> [Plotting code records]:
□ □ □ □ □ □ □
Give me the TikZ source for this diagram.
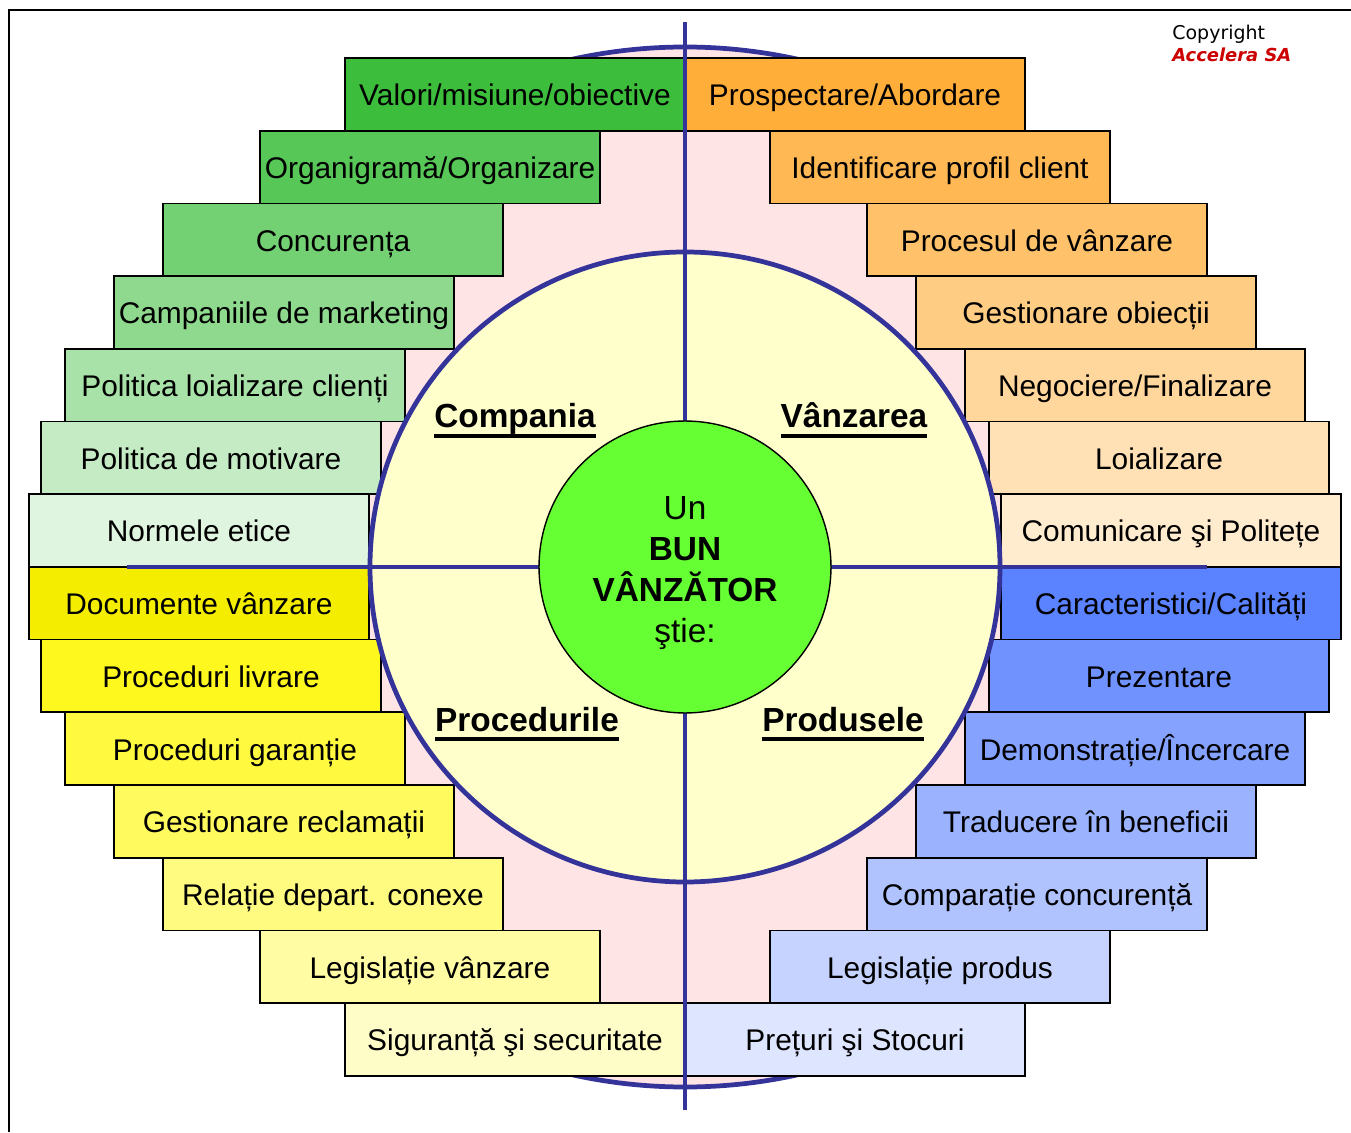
\documentclass[tikz,border=0pt]{standalone}
\usepackage{fontspec}
\setmainfont{Liberation Sans}
\newfontfamily\copyfont{DejaVu Sans}

\definecolor{lineblue}{HTML}{333399}
\definecolor{ringpink}{HTML}{FFE4E6}
\definecolor{discyellow}{HTML}{FFFFCC}
\definecolor{coregreen}{HTML}{66FF33}
\definecolor{compgreen}{HTML}{3CBE3C}
\definecolor{procyellow}{HTML}{FFF700}
\definecolor{salesorange}{HTML}{FFAE3A}
\definecolor{prodblue}{HTML}{5B82FF}
\definecolor{copyred}{HTML}{CC0000}

\newcommand{\ulhead}[1]{\setbox0=\hbox{#1}\rlap{\rule[-5.5pt]{\wd0}{2.2pt}}\box0}

\tikzset{
    topic/.style={draw=black, line width=1pt, minimum width=6.8cm, minimum height=1.454cm,
        inner sep=0pt, text height=17pt, text depth=4pt, font=\fontsize{17}{20}\selectfont},
    divider/.style={draw=lineblue, line width=2.7pt},
    quarter/.style={anchor=base, inner sep=0pt, font=\fontsize{19}{23}\selectfont\bfseries},
}

\begin{document}
\begin{tikzpicture}[x=0.02cm,y=0.02cm]
        \useasboundingbox (-685,-565) rectangle (666,567);
        % frame
        \draw[line width=1.2pt] (-676,-565) -- (-676,557) -- (666,557);
        % outer ring
        \draw[divider, fill=ringpink] (0,0) circle (520);
        % left column
        \begin{scope}[every node/.style=topic]
            \foreach \row/\dx/\col/\txt in {
                1/170/compgreen/{Valori/misiune/obiective},
                2/255/compgreen!86!white/{Organigramă/Organizare},
                3/352/compgreen!72!white/{Concurența},
                4/401/compgreen!58!white/{Campaniile de marketing},
                5/450/compgreen!44!white/{Politica loializare clienți},
                6/474/compgreen!30!white/{Politica de motivare},
                7/486/compgreen!16!white/{Normele etice},
                8/486/procyellow!96!black/{Documente vânzare},
                9/474/procyellow!88!white/{Proceduri livrare},
                10/450/procyellow!75!white/{Proceduri garanție},
                11/401/procyellow!63!white/{Gestionare reclamații},
                12/352/procyellow!50!white/{Relație depart. conexe},
                13/255/procyellow!36!white/{Legislație vânzare},
                14/170/procyellow!22!white/{Siguranță şi securitate}}
                \node[fill=\col] (L\row) at (-\dx,{509-(\row-0.5)*72.7}) {\txt};
        % right column
            \foreach \row/\dx/\col/\txt in {
                1/170/salesorange/{Prospectare/Abordare},
                2/255/salesorange!87.5!white/{Identificare profil client},
                3/352/salesorange!75!white/{Procesul de vânzare},
                4/401/salesorange!62.5!white/{Gestionare obiecții},
                5/450/salesorange!50!white/{Negociere/Finalizare},
                6/474/salesorange!37.5!white/{Loializare},
                7/486/salesorange!25!white/{Comunicare şi Politețe},
                8/486/prodblue/{Caracteristici/Calități},
                9/474/prodblue!87!white/{Prezentare},
                10/450/prodblue!74!white/{Demonstrație/Încercare},
                11/401/prodblue!61!white/{Traducere în beneficii},
                12/352/prodblue!48!white/{Comparație concurență},
                13/255/prodblue!35!white/{Legislație produs},
                14/170/prodblue!21!white/{Prețuri şi Stocuri}}
                \node[fill=\col] (R\row) at (\dx,{509-(\row-0.5)*72.7}) {\txt};
        \end{scope}
        % inner disc and axes
        \draw[divider, fill=discyellow] (0,0) circle (315);
        \coordinate (axtop) at (0,545);
        \coordinate (axbot) at (0,-543);
        \coordinate (axleft) at (-558,0);
        \coordinate (axright) at (522,0);
        \draw[divider] (axtop) -- (axbot);
        \draw[divider] (axleft) -- (axright);
        % quarter titles
        \node[quarter] (compania) at (-170,139) {\ulhead{Compania}};
        \node[quarter] (vanzarea) at (169,139) {\ulhead{Vânzarea}};
        \node[quarter] (procedurile) at (-158,-164) {\ulhead{Procedurile}};
        \node[quarter] (produsele) at (158,-164) {\ulhead{Produsele}};
        % centre
        \node[circle, draw=black, line width=0.8pt, fill=coregreen, minimum size=5.84cm] (core) at (0,0) {};
        \node[align=center, font=\fontsize{19}{23.2}\selectfont] (coretext) at (0,-6)
            {Un\\\textbf{BUN}\\\textbf{VÂNZĂTOR}\\ştie:};
        % copyright
        \node[anchor=west, inner sep=0pt, font=\copyfont\fontsize{10.8}{13}\selectfont] (copy) at (487,533) {Copyright};
        \node[anchor=west, inner sep=0pt, text=copyred, font=\copyfont\fontsize{10.2}{12}\selectfont\bfseries\itshape] (firm) at (487,512) {Accelera SA};
    \end{tikzpicture}
\end{document}
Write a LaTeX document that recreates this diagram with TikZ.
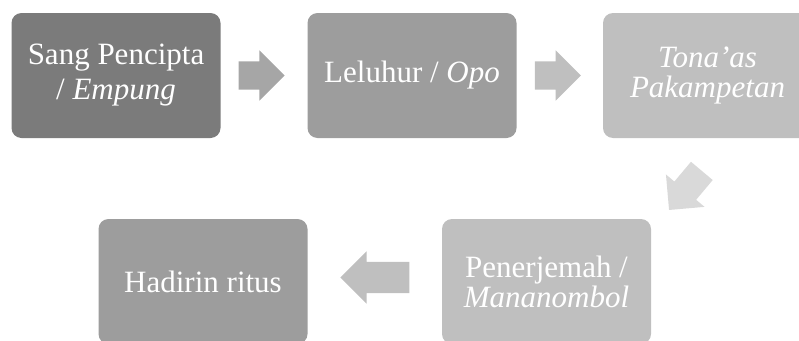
\documentclass[tikz,border=0pt]{standalone}
\usepackage{fontspec}
\setmainfont{Liberation Serif}
\usetikzlibrary{shapes.arrows, calc}

\definecolor{boxdark}{HTML}{7B7B7B}
\definecolor{boxmid}{HTML}{9D9D9D}
\definecolor{boxlight}{HTML}{BFBFBF}
\definecolor{arrowdark}{HTML}{A6A6A6}
\definecolor{arrowmid}{HTML}{BFBFBF}
\definecolor{arrowlight}{HTML}{D9D9D9}

\tikzset{
    stepbox/.style={rectangle, rounded corners=10pt, minimum width=209pt, minimum height=125pt,
        text=white, align=center, font=\fontsize{31}{30}\selectfont},
    flowarrow/.style={single arrow, draw=none, minimum height=46pt, minimum width=50pt,
        single arrow head extend=11pt, inner xsep=0pt, inner ysep=14pt},
}

\begin{document}
\begin{tikzpicture}[x=1pt,y=-1pt]
        \useasboundingbox (0,0) rectangle (799,340);

        \node[stepbox, fill=boxdark] (sang) at (116,75.5) {Sang Pencipta\\[5pt] / \textit{Empung}};
        \node[stepbox, fill=boxmid] (leluhur) at (412,75.5) {Leluhur / \textit{Opo}};
        \node[stepbox, fill=boxlight] (tonaas) at (707.5,75.5) {\textit{Tona’as}\\\textit{Pakampetan}};
        \node[stepbox, fill=boxlight] (penerjemah) at (546.5,281.5) {Penerjemah /\\\textit{Mananombol}};
        \node[stepbox, fill=boxmid] (hadirin) at (203,281.5) {Hadirin ritus};

        \node[flowarrow, fill=arrowdark] (arrow1) at ($(sang.east)!0.5!(leluhur.west)+(-9.5,0)$) {};
        \node[flowarrow, fill=arrowmid] (arrow2) at ($(leluhur.east)!0.5!(tonaas.west)+(-9,0)$) {};
        \node[flowarrow, fill=arrowlight, rotate=230, minimum height=51pt] (arrow3) at (690,185) {};
        \node[flowarrow, fill=arrowmid, rotate=180, minimum height=69pt, minimum width=52pt,
            inner ysep=15.5pt, single arrow head extend=10.5pt] (arrow4)
            at ($(penerjemah.west)!0.5!(hadirin.east)+(8,-4)$) {};

    \end{tikzpicture}
\end{document}
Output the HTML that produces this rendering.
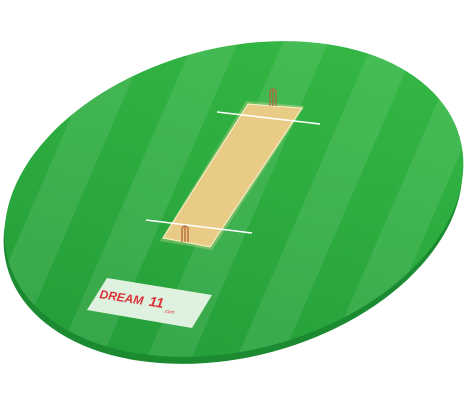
□ □ □ □ □ □ □
Every line of text is to be repeated exactly; pictures are left out.

Give me the TikZ source for this diagram.
\documentclass[tikz,border=0pt]{standalone}
\usepackage{fontspec}
\setmainfont{Liberation Sans}
\newfontfamily\copyfont{DejaVu Sans}

\definecolor{lineblue}{HTML}{333399}
\definecolor{ringpink}{HTML}{FFE4E6}
\definecolor{discyellow}{HTML}{FFFFCC}
\definecolor{coregreen}{HTML}{66FF33}
\definecolor{compgreen}{HTML}{3CBE3C}
\definecolor{procyellow}{HTML}{FFF700}
\definecolor{salesorange}{HTML}{FFAE3A}
\definecolor{prodblue}{HTML}{5B82FF}
\definecolor{copyred}{HTML}{CC0000}

\newcommand{\ulhead}[1]{\setbox0=\hbox{#1}\rlap{\rule[-5.5pt]{\wd0}{2.2pt}}\box0}

\tikzset{
    topic/.style={draw=black, line width=1pt, minimum width=6.8cm, minimum height=1.454cm,
        inner sep=0pt, text height=17pt, text depth=4pt, font=\fontsize{17}{20}\selectfont},
    divider/.style={draw=lineblue, line width=2.7pt},
    quarter/.style={anchor=base, inner sep=0pt, font=\fontsize{19}{23}\selectfont\bfseries},
}

\begin{document}
\begin{tikzpicture}[x=0.02cm,y=0.02cm]
        \useasboundingbox (-685,-565) rectangle (666,567);
        % frame
        \draw[line width=1.2pt] (-676,-565) -- (-676,557) -- (666,557);
        % outer ring
        \draw[divider, fill=ringpink] (0,0) circle (520);
        % left column
        \begin{scope}[every node/.style=topic]
            \foreach \row/\dx/\col/\txt in {
                1/170/compgreen/{Valori/misiune/obiective},
                2/255/compgreen!86!white/{Organigramă/Organizare},
                3/352/compgreen!72!white/{Concurența},
                4/401/compgreen!58!white/{Campaniile de marketing},
                5/450/compgreen!44!white/{Politica loializare clienți},
                6/474/compgreen!30!white/{Politica de motivare},
                7/486/compgreen!16!white/{Normele etice},
                8/486/procyellow!96!black/{Documente vânzare},
                9/474/procyellow!88!white/{Proceduri livrare},
                10/450/procyellow!75!white/{Proceduri garanție},
                11/401/procyellow!63!white/{Gestionare reclamații},
                12/352/procyellow!50!white/{Relație depart. conexe},
                13/255/procyellow!36!white/{Legislație vânzare},
                14/170/procyellow!22!white/{Siguranță şi securitate}}
                \node[fill=\col] (L\row) at (-\dx,{509-(\row-0.5)*72.7}) {\txt};
        % right column
            \foreach \row/\dx/\col/\txt in {
                1/170/salesorange/{Prospectare/Abordare},
                2/255/salesorange!87.5!white/{Identificare profil client},
                3/352/salesorange!75!white/{Procesul de vânzare},
                4/401/salesorange!62.5!white/{Gestionare obiecții},
                5/450/salesorange!50!white/{Negociere/Finalizare},
                6/474/salesorange!37.5!white/{Loializare},
                7/486/salesorange!25!white/{Comunicare şi Politețe},
                8/486/prodblue/{Caracteristici/Calități},
                9/474/prodblue!87!white/{Prezentare},
                10/450/prodblue!74!white/{Demonstrație/Încercare},
                11/401/prodblue!61!white/{Traducere în beneficii},
                12/352/prodblue!48!white/{Comparație concurență},
                13/255/prodblue!35!white/{Legislație produs},
                14/170/prodblue!21!white/{Prețuri şi Stocuri}}
                \node[fill=\col] (R\row) at (\dx,{509-(\row-0.5)*72.7}) {\txt};
        \end{scope}
        % inner disc and axes
        \draw[divider, fill=discyellow] (0,0) circle (315);
        \coordinate (axtop) at (0,545);
        \coordinate (axbot) at (0,-543);
        \coordinate (axleft) at (-558,0);
        \coordinate (axright) at (522,0);
        \draw[divider] (axtop) -- (axbot);
        \draw[divider] (axleft) -- (axright);
        % quarter titles
        \node[quarter] (compania) at (-170,139) {\ulhead{Compania}};
        \node[quarter] (vanzarea) at (169,139) {\ulhead{Vânzarea}};
        \node[quarter] (procedurile) at (-158,-164) {\ulhead{Procedurile}};
        \node[quarter] (produsele) at (158,-164) {\ulhead{Produsele}};
        % centre
        \node[circle, draw=black, line width=0.8pt, fill=coregreen, minimum size=5.84cm] (core) at (0,0) {};
        \node[align=center, font=\fontsize{19}{23.2}\selectfont] (coretext) at (0,-6)
            {Un\\\textbf{BUN}\\\textbf{VÂNZĂTOR}\\ştie:};
        % copyright
        \node[anchor=west, inner sep=0pt, font=\copyfont\fontsize{10.8}{13}\selectfont] (copy) at (487,533) {Copyright};
        \node[anchor=west, inner sep=0pt, text=copyred, font=\copyfont\fontsize{10.2}{12}\selectfont\bfseries\itshape] (firm) at (487,512) {Accelera SA};
    \end{tikzpicture}
\end{document}
Write a LaTeX document that recreates this diagram with TikZ.
\documentclass[tikz,border=0pt]{standalone}
\usepackage{fontspec}
\setmainfont{Liberation Serif}
\usetikzlibrary{shapes.arrows, calc}

\definecolor{boxdark}{HTML}{7B7B7B}
\definecolor{boxmid}{HTML}{9D9D9D}
\definecolor{boxlight}{HTML}{BFBFBF}
\definecolor{arrowdark}{HTML}{A6A6A6}
\definecolor{arrowmid}{HTML}{BFBFBF}
\definecolor{arrowlight}{HTML}{D9D9D9}

\tikzset{
    stepbox/.style={rectangle, rounded corners=10pt, minimum width=209pt, minimum height=125pt,
        text=white, align=center, font=\fontsize{31}{30}\selectfont},
    flowarrow/.style={single arrow, draw=none, minimum height=46pt, minimum width=50pt,
        single arrow head extend=11pt, inner xsep=0pt, inner ysep=14pt},
}

\begin{document}
\begin{tikzpicture}[x=1pt,y=-1pt]
        \useasboundingbox (0,0) rectangle (799,340);

        \node[stepbox, fill=boxdark] (sang) at (116,75.5) {Sang Pencipta\\[5pt] / \textit{Empung}};
        \node[stepbox, fill=boxmid] (leluhur) at (412,75.5) {Leluhur / \textit{Opo}};
        \node[stepbox, fill=boxlight] (tonaas) at (707.5,75.5) {\textit{Tona’as}\\\textit{Pakampetan}};
        \node[stepbox, fill=boxlight] (penerjemah) at (546.5,281.5) {Penerjemah /\\\textit{Mananombol}};
        \node[stepbox, fill=boxmid] (hadirin) at (203,281.5) {Hadirin ritus};

        \node[flowarrow, fill=arrowdark] (arrow1) at ($(sang.east)!0.5!(leluhur.west)+(-9.5,0)$) {};
        \node[flowarrow, fill=arrowmid] (arrow2) at ($(leluhur.east)!0.5!(tonaas.west)+(-9,0)$) {};
        \node[flowarrow, fill=arrowlight, rotate=230, minimum height=51pt] (arrow3) at (690,185) {};
        \node[flowarrow, fill=arrowmid, rotate=180, minimum height=69pt, minimum width=52pt,
            inner ysep=15.5pt, single arrow head extend=10.5pt] (arrow4)
            at ($(penerjemah.west)!0.5!(hadirin.east)+(8,-4)$) {};

    \end{tikzpicture}
\end{document}
Output the HTML that produces this rendering.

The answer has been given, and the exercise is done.